We found a small street cafe that both kids agreed on (they served hamburgers and rice biryani!) and we slumped into our seats. Slowly the place cleared out and we were the only ones left. Thankfully, the cafe had wifi. I found a hotel room across the city and booked it while we waited for the food. The food was delicious and the manager’s cheeriness was contagious. We gathered that he did everything for the cafe- taking orders, cooking, serving and cleaning. He was from Afghanistan and spoke five languages and was learning German as a sixth. I reached far back in my brain to dig out my high school French and we conversed in a mixture of French, English and German. By the time we left his cafe, “dessert” candies in hand, we were all in a better mood and ready to tackle Paris. I doubt he realized how much he saved our day just by sharing a smile and a sucking candy.
On our second day, we filled the morning at the Louvre and a few other tourist attractions. That deserves its own story, so more on that in the next post. We refreshed ourselves with naps, baguettes, and some French cartoons at the hotel. And then we set off to see the Eiffel Tower by night.
We joined in the mass migration from the metro station to the tower. The closer we came to the huge metal structure, the more imposing it got. The tower loomed over us and we gawked at the complexity of the construction. The large elevators had counterweights running on enormous pulleys. The main structure was built with intricate patterns of triangles which, being the strongest shape, allowed the engineers to build the tower to a height of 300 meters (985 feet). It was amazing how delicate and graceful seven thousand tons of iron could look.
We made it through the lines and headed directly to the top. Our timing was perfect. We gazed out at the spread of Paris. Two thousand years of history lay before us and I imagined what it must have been like in 1889 when Gustave Eiffel stood at the top for the first time.
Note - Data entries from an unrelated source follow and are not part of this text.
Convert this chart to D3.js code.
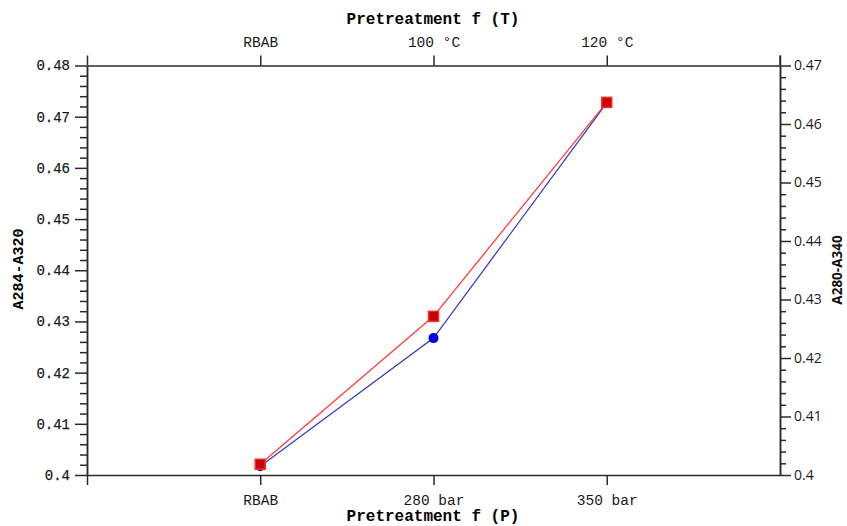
<!DOCTYPE html>
<html>
<head>
<meta charset="utf-8">
<script src="https://cdn.jsdelivr.net/npm/d3@7/dist/d3.min.js"></script>
<style>
  html, body { margin: 0; padding: 0; background: #fff; }
  svg { display: block; }
  .mono { font-family: "Liberation Mono", "Courier New", monospace; }
  .sans { font-family: "Open Sans", "Noto Sans", sans-serif; }
</style>
</head>
<body>
<svg id="chart" width="847" height="526"></svg>
<script>
// Pretreatment categories (bottom: pressure, top: temperature)
const pressureLabels = ["RBAB", "280 bar", "350 bar"];
const temperatureLabels = ["RBAB", "100 °C", "120 °C"];
const categoryPos = [1, 2, 3];

// A284-A320 (left axis) and A280-A340 (right axis)
const a284a320 = [0.4021, 0.4310, 0.4728];
const a280a340 = [0.4015, 0.4234, 0.4636];

const leftTicks = [0.4, 0.41, 0.42, 0.43, 0.44, 0.45, 0.46, 0.47, 0.48];
const rightTicks = [0.4, 0.41, 0.42, 0.43, 0.44, 0.45, 0.46, 0.47];

const svg = d3.select("#chart");
const L = 87, R = 780, T = 65.5, B = 475;

const x = d3.scaleLinear().domain([0, 4]).range([L, R]);
const yL = d3.scaleLinear().domain([0.4, 0.48]).range([B, T]);
const yR = d3.scaleLinear().domain([0.4, 0.47]).range([B, T]);

const axisColor = "#2a2a2a";

function styleAxis(g) {
  g.selectAll("path.domain").attr("stroke", axisColor).attr("stroke-width", 1.5);
  g.selectAll(".tick line").attr("stroke", axisColor).attr("stroke-width", 1.5);
  g.selectAll("text").attr("fill", "#1a1a1a");
}

function minorTicks(lo, hi, step) {
  const out = [];
  const n = Math.round((hi - lo) / step);
  for (let i = 0; i <= n; i++) {
    if (i % 5 !== 0) out.push(+(lo + i * step).toFixed(4));
  }
  return out;
}

// Bottom axis (pressure)
const gB = svg.append("g").attr("transform", `translate(0,${B})`)
  .call(d3.axisBottom(x).tickValues([0, ...categoryPos]).tickSize(10).tickSizeOuter(0)
    .tickPadding(10)
    .tickFormat(d => d === 0 ? "" : pressureLabels[d - 1]));
gB.selectAll("text").attr("class", "mono").attr("font-size", 14.5);
styleAxis(gB);

// Top axis (temperature)
const gT = svg.append("g").attr("transform", `translate(0,${T})`)
  .call(d3.axisTop(x).tickValues([0, ...categoryPos, 4]).tickSize(10).tickSizeOuter(0)
    .tickPadding(9)
    .tickFormat(d => (d === 0 || d === 4) ? "" : temperatureLabels[d - 1]));
gT.selectAll("text").attr("class", "mono").attr("font-size", 14.5);
styleAxis(gT);

// Left axis, minor then major ticks
const gLm = svg.append("g").attr("transform", `translate(${L},0)`)
  .call(d3.axisLeft(yL).tickValues(minorTicks(0.4, 0.48, 0.002)).tickSize(7).tickSizeOuter(0).tickFormat(""));
styleAxis(gLm);
const gL = svg.append("g").attr("transform", `translate(${L},0)`)
  .call(d3.axisLeft(yL).tickValues(leftTicks).tickSize(12).tickSizeOuter(0).tickPadding(5)
    .tickFormat(d => d3.format("")(+d.toFixed(2))));
gL.selectAll("text").attr("class", "mono").attr("font-size", 14)
  .attr("stroke", "#1a1a1a").attr("stroke-width", 0.25);
styleAxis(gL);

// Right axis, minor then major ticks
const gRm = svg.append("g").attr("transform", `translate(${R},0)`)
  .call(d3.axisRight(yR).tickValues(minorTicks(0.4, 0.47, 0.002)).tickSize(6).tickSizeOuter(0).tickFormat(""));
styleAxis(gRm);
const gR = svg.append("g").attr("transform", `translate(${R},0)`)
  .call(d3.axisRight(yR).tickValues(rightTicks).tickSize(11).tickSizeOuter(0).tickPadding(3)
    .tickFormat(d => d3.format("")(+d.toFixed(2))));
gR.selectAll("text").attr("class", "sans").attr("font-size", 14);
styleAxis(gR);

// Right axis extends above the top line
svg.append("line")
  .attr("x1", R).attr("x2", R).attr("y1", T - 10).attr("y2", T)
  .attr("stroke", axisColor).attr("stroke-width", 1.5);

// Axis titles
svg.append("text").attr("class", "mono")
  .attr("x", (L + R) / 2 - 0.5).attr("y", 24)
  .attr("text-anchor", "middle").attr("font-size", 16).attr("font-weight", "bold")
  .text("Pretreatment f (T)");
svg.append("text").attr("class", "mono")
  .attr("x", (L + R) / 2 - 0.5).attr("y", 521)
  .attr("text-anchor", "middle").attr("font-size", 16).attr("font-weight", "bold")
  .text("Pretreatment f (P)");
svg.append("text").attr("class", "mono")
  .attr("transform", "translate(23,269) rotate(-90)")
  .attr("text-anchor", "middle").attr("font-size", 15).attr("font-weight", "bold")
  .text("A284-A320");
svg.append("text").attr("class", "sans")
  .attr("transform", "translate(842,270) rotate(-90)")
  .attr("text-anchor", "middle").attr("font-size", 13.5).attr("font-weight", "bold")
  .attr("fill", "#111")
  .text("A280-A340");

// Blue series (right axis)
const blueLine = d3.line().x((d, i) => x(categoryPos[i])).y(d => yR(d));
svg.append("path").datum(a280a340)
  .attr("d", blueLine).attr("fill", "none")
  .attr("stroke", "#3a3ac8").attr("stroke-width", 1.3);
svg.selectAll("circle.blue").data(a280a340).join("circle")
  .attr("class", "blue")
  .attr("cx", (d, i) => x(categoryPos[i])).attr("cy", d => yR(d))
  .attr("r", 5).attr("fill", "#0000e8");

// Red series (left axis)
const redLine = d3.line().x((d, i) => x(categoryPos[i])).y(d => yL(d));
svg.append("path").datum(a284a320)
  .attr("d", redLine).attr("fill", "none")
  .attr("stroke", "#ff3c3c").attr("stroke-width", 1.3);
svg.selectAll("rect.red").data(a284a320).join("rect")
  .attr("class", "red")
  .attr("x", (d, i) => x(categoryPos[i]) - 5).attr("y", d => yL(d) - 5)
  .attr("width", 10).attr("height", 10)
  .attr("fill", "#c80000").attr("stroke", "#ff2a2a").attr("stroke-width", 1.5);
</script>
</body>
</html>
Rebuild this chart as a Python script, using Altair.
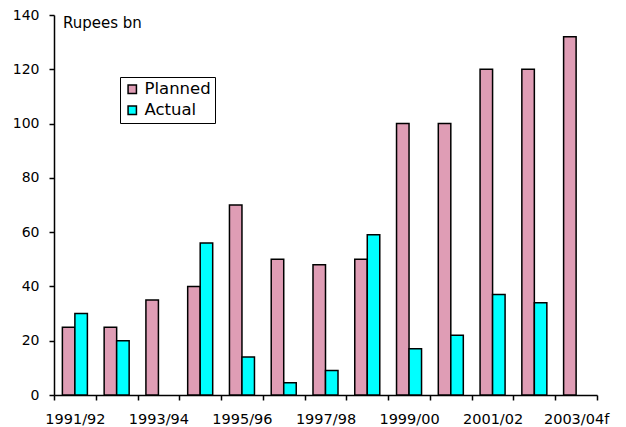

The tumultuous Franco-Prussian war was finally over. Parisians had survived terrible war casualties and tens of thousands of executions. They had survived all the famine brought on by the Prussian siege of Paris (they ate their circus elephants!). French impressionism and post-impressionism was transforming the art scene with works by Cezanne, Renoir, and Monet. Masterpieces in art, literature, theater and music were celebrated. The Belle Époque had begun, spreading optimism and innovation. Imagine what it must have been like to then rise to the top of the tallest structure in the world and look out over the city of Paris rebuilding itself!
The sun started setting over the city and the crowd settled into a collective quiet to appreciate the view.
And then… Then the whole tower lit up in a golden glow. My boys’ faces lit up to match.
We descended to the second floor so we could look up as the Eiffel Tower glowed and began to twinkle. The crowd cheered. For five minutes everyone was mesmerized by the sparkling monument.
We left behind our own difficulties and stood now in wonder. It was the perfect end to our evening and a sight we won’t soon forget.